This post was written by NCTE first-time Convention attendee Janina Schulz.
Attending an NCTE Convention has been on my bucket list for my entire two-decade career as an educator. I had the extraordinary privilege of attending the Convention in Anaheim with my friend and colleague, Jackie Smith. As high school teachers in the Central Valley of California, on the evening of November 16, 2022, we drove down Highway 99 and continued onto Interstate 5, coasting into Orange County ready to pursue the light!
Every aspect of the Convention was filled with an abundance of learning as I felt my educational philosophy validated and my energy restored. I attended the workshop, “Decolonizing the English Classroom” (W.5) on Thursday to support my fellow California Association of Teachers of English board member Kylowna Moton. Her team’s presentation of culturally responsive pedagogy, intersectionality, and pedagogy of the oppressed resonated with me as I continue to work to decolonize my own curriculum. Their call for teachers to work with students and peers from marginalized groups as equals, agents, and independent learners to disrupt the current balance of power encouraged me to pursue this work with my students and colleagues.
Having the opportunity to meet Javier Zamora and bring a signed copy of his book to my students was a top highlight of the weekend. His courage to speak to us about his harrowing experience crossing the border as a child was so humbling and reminded me what an honor it is to teach students who have made this difficult journey.
One last highlight was meeting Malcolm Mitchell, who has been one of my heroes since he played football at the University of Georgia.
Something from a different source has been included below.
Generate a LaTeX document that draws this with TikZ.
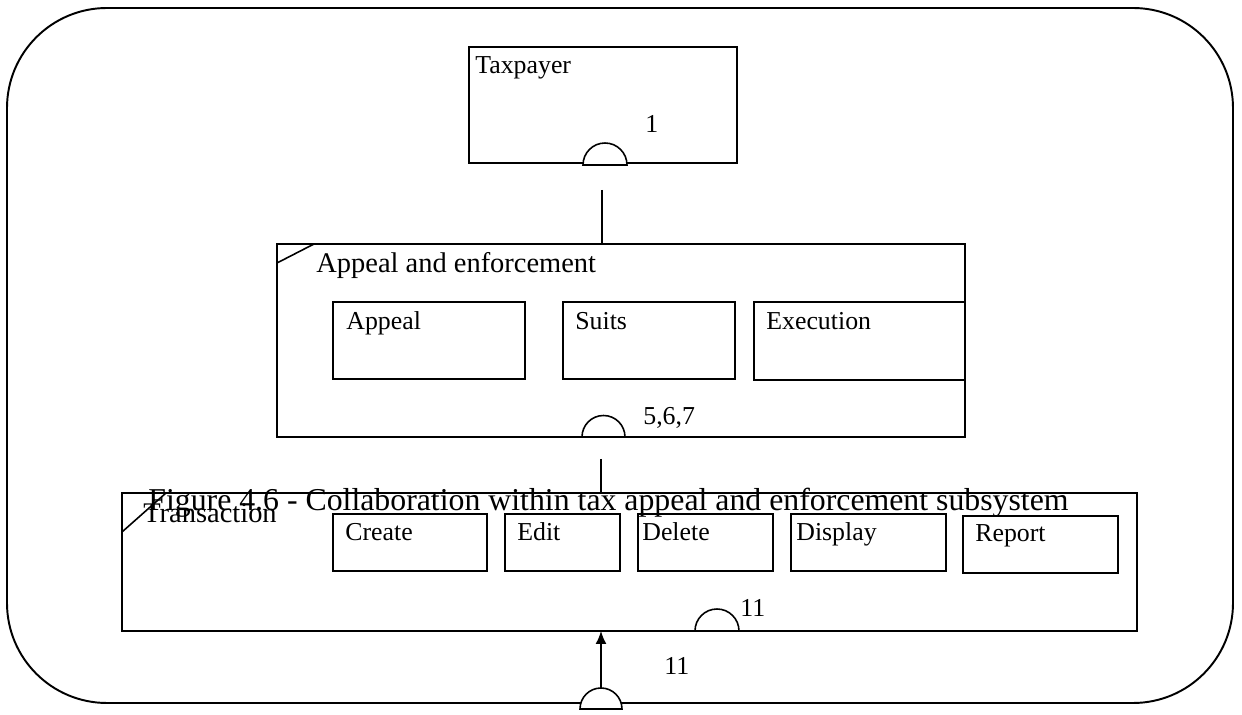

Hearing him speak in person about the literacy challenges he faced as a college athlete and how he overcame those obstacles was truly remarkable.
Even though NCTE 2022 was nearly one year ago, the lessons and experiences from that Convention still feel new. The theme “¡Sueños! Pursuing the Light!” continues to be a calling to me to challenge systems that oppress marginalized students and to learn my students’ stories so that I might help them to tell their stories.
Janina Schulz is a National Board-Certified Teacher and has taught English at Edison High School in Fresno Unified School District for over 20 years. She currently teaches AP language. In addition, Schulz is in a program for a Literacy, Culture, and Language EdD through Indiana University. Janina Schulz is the past president of Fresno Area Council of English Teachers (FACET), 2015–2022. When she is not teaching, she enjoys traveling with her husband and two children.